Description of the task
Your task is to copy the listing exactly. Drop any pictures from the copy.

==== Given material ====

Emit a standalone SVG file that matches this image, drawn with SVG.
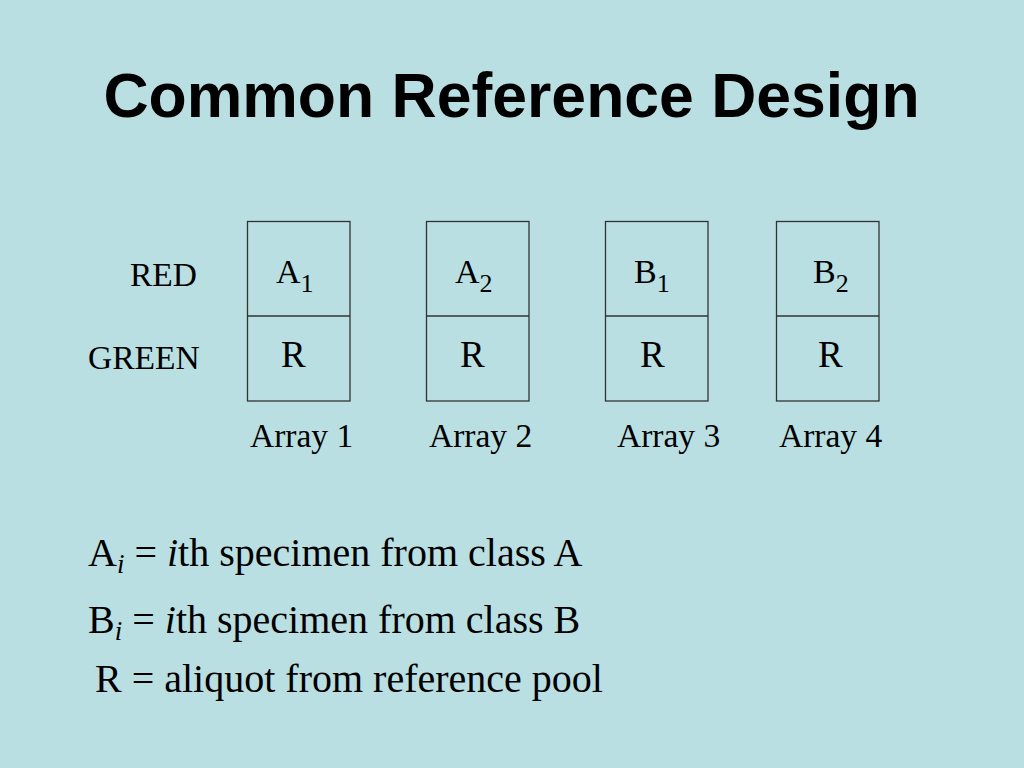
<svg xmlns="http://www.w3.org/2000/svg" width="1024" height="768" viewBox="0 0 1024 768">
<style>
.t{font-family:"Liberation Serif","Times New Roman",serif;fill:#000}
.box{fill:none;stroke:#333;stroke-width:1.3}
.lbl{font-size:33.5px}
.cell{font-size:34px}
.rr{font-size:37px}
.sub{font-size:26px}
.leg{font-size:40px}
.lsub{font-size:27px}
</style>
<rect width="1024" height="768" fill="#B9DFE3"/>
<text x="511.5" y="117" text-anchor="middle" style="font-family:'Liberation Sans',Arial,sans-serif;font-weight:bold;font-size:62.5px">Common Reference Design</text>
<text class="t lbl" x="130" y="286">RED</text>
<text class="t lbl" x="88" y="369">GREEN</text>
<g id="array1">
<rect class="box" x="247.5" y="221.5" width="102.5" height="179.5"/>
<line class="box" x1="247.5" y1="316" x2="350" y2="316"/>
<text class="t cell" x="276" y="283">A<tspan class="sub" dy="9">1</tspan></text>
<text class="t rr" x="281" y="367">R</text>
<text class="t lbl" x="250" y="447">Array 1</text>
</g>
<g id="array2">
<rect class="box" x="426.5" y="221.5" width="102.5" height="179.5"/>
<line class="box" x1="426.5" y1="316" x2="529" y2="316"/>
<text class="t cell" x="455" y="283">A<tspan class="sub" dy="9">2</tspan></text>
<text class="t rr" x="460" y="367">R</text>
<text class="t lbl" x="429" y="447">Array 2</text>
</g>
<g id="array3">
<rect class="box" x="605.5" y="221.5" width="102.5" height="179.5"/>
<line class="box" x1="605.5" y1="316" x2="708" y2="316"/>
<text class="t cell" x="634" y="283">B<tspan class="sub" dy="9">1</tspan></text>
<text class="t rr" x="640" y="367">R</text>
<text class="t lbl" x="617" y="447">Array 3</text>
</g>
<g id="array4">
<rect class="box" x="776.5" y="221.5" width="102.5" height="179.5"/>
<line class="box" x1="776.5" y1="316" x2="879" y2="316"/>
<text class="t cell" x="813" y="283">B<tspan class="sub" dy="9">2</tspan></text>
<text class="t rr" x="818" y="367">R</text>
<text class="t lbl" x="779" y="447">Array 4</text>
</g>
<g id="connectors"></g>
<g id="legend">
<text class="t leg" x="88" y="566">A<tspan class="lsub" dy="7" font-style="italic">i</tspan><tspan dy="-7"> = </tspan><tspan font-style="italic">i</tspan>th specimen from class A</text>
<text class="t leg" x="88" y="633">B<tspan class="lsub" dy="7" font-style="italic">i</tspan><tspan dy="-7"> = </tspan><tspan font-style="italic">i</tspan>th specimen from class B</text>
<text class="t leg" x="95" y="692">R = aliquot from reference pool</text>
</g>
</svg>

====

Response for this exercise
Emit a standalone SVG file that matches this image, drawn with SVG.
<svg xmlns="http://www.w3.org/2000/svg" width="1024" height="768" viewBox="0 0 1024 768">
<style>
.t{font-family:"Liberation Serif","Times New Roman",serif;fill:#000}
.box{fill:none;stroke:#333;stroke-width:1.3}
.lbl{font-size:33.5px}
.cell{font-size:34px}
.rr{font-size:37px}
.sub{font-size:26px}
.leg{font-size:40px}
.lsub{font-size:27px}
</style>
<rect width="1024" height="768" fill="#B9DFE3"/>
<text x="511.5" y="117" text-anchor="middle" style="font-family:'Liberation Sans',Arial,sans-serif;font-weight:bold;font-size:62.5px">Common Reference Design</text>
<text class="t lbl" x="130" y="286">RED</text>
<text class="t lbl" x="88" y="369">GREEN</text>
<g id="array1">
<rect class="box" x="247.5" y="221.5" width="102.5" height="179.5"/>
<line class="box" x1="247.5" y1="316" x2="350" y2="316"/>
<text class="t cell" x="276" y="283">A<tspan class="sub" dy="9">1</tspan></text>
<text class="t rr" x="281" y="367">R</text>
<text class="t lbl" x="250" y="447">Array 1</text>
</g>
<g id="array2">
<rect class="box" x="426.5" y="221.5" width="102.5" height="179.5"/>
<line class="box" x1="426.5" y1="316" x2="529" y2="316"/>
<text class="t cell" x="455" y="283">A<tspan class="sub" dy="9">2</tspan></text>
<text class="t rr" x="460" y="367">R</text>
<text class="t lbl" x="429" y="447">Array 2</text>
</g>
<g id="array3">
<rect class="box" x="605.5" y="221.5" width="102.5" height="179.5"/>
<line class="box" x1="605.5" y1="316" x2="708" y2="316"/>
<text class="t cell" x="634" y="283">B<tspan class="sub" dy="9">1</tspan></text>
<text class="t rr" x="640" y="367">R</text>
<text class="t lbl" x="617" y="447">Array 3</text>
</g>
<g id="array4">
<rect class="box" x="776.5" y="221.5" width="102.5" height="179.5"/>
<line class="box" x1="776.5" y1="316" x2="879" y2="316"/>
<text class="t cell" x="813" y="283">B<tspan class="sub" dy="9">2</tspan></text>
<text class="t rr" x="818" y="367">R</text>
<text class="t lbl" x="779" y="447">Array 4</text>
</g>
<g id="connectors"></g>
<g id="legend">
<text class="t leg" x="88" y="566">A<tspan class="lsub" dy="7" font-style="italic">i</tspan><tspan dy="-7"> = </tspan><tspan font-style="italic">i</tspan>th specimen from class A</text>
<text class="t leg" x="88" y="633">B<tspan class="lsub" dy="7" font-style="italic">i</tspan><tspan dy="-7"> = </tspan><tspan font-style="italic">i</tspan>th specimen from class B</text>
<text class="t leg" x="95" y="692">R = aliquot from reference pool</text>
</g>
</svg>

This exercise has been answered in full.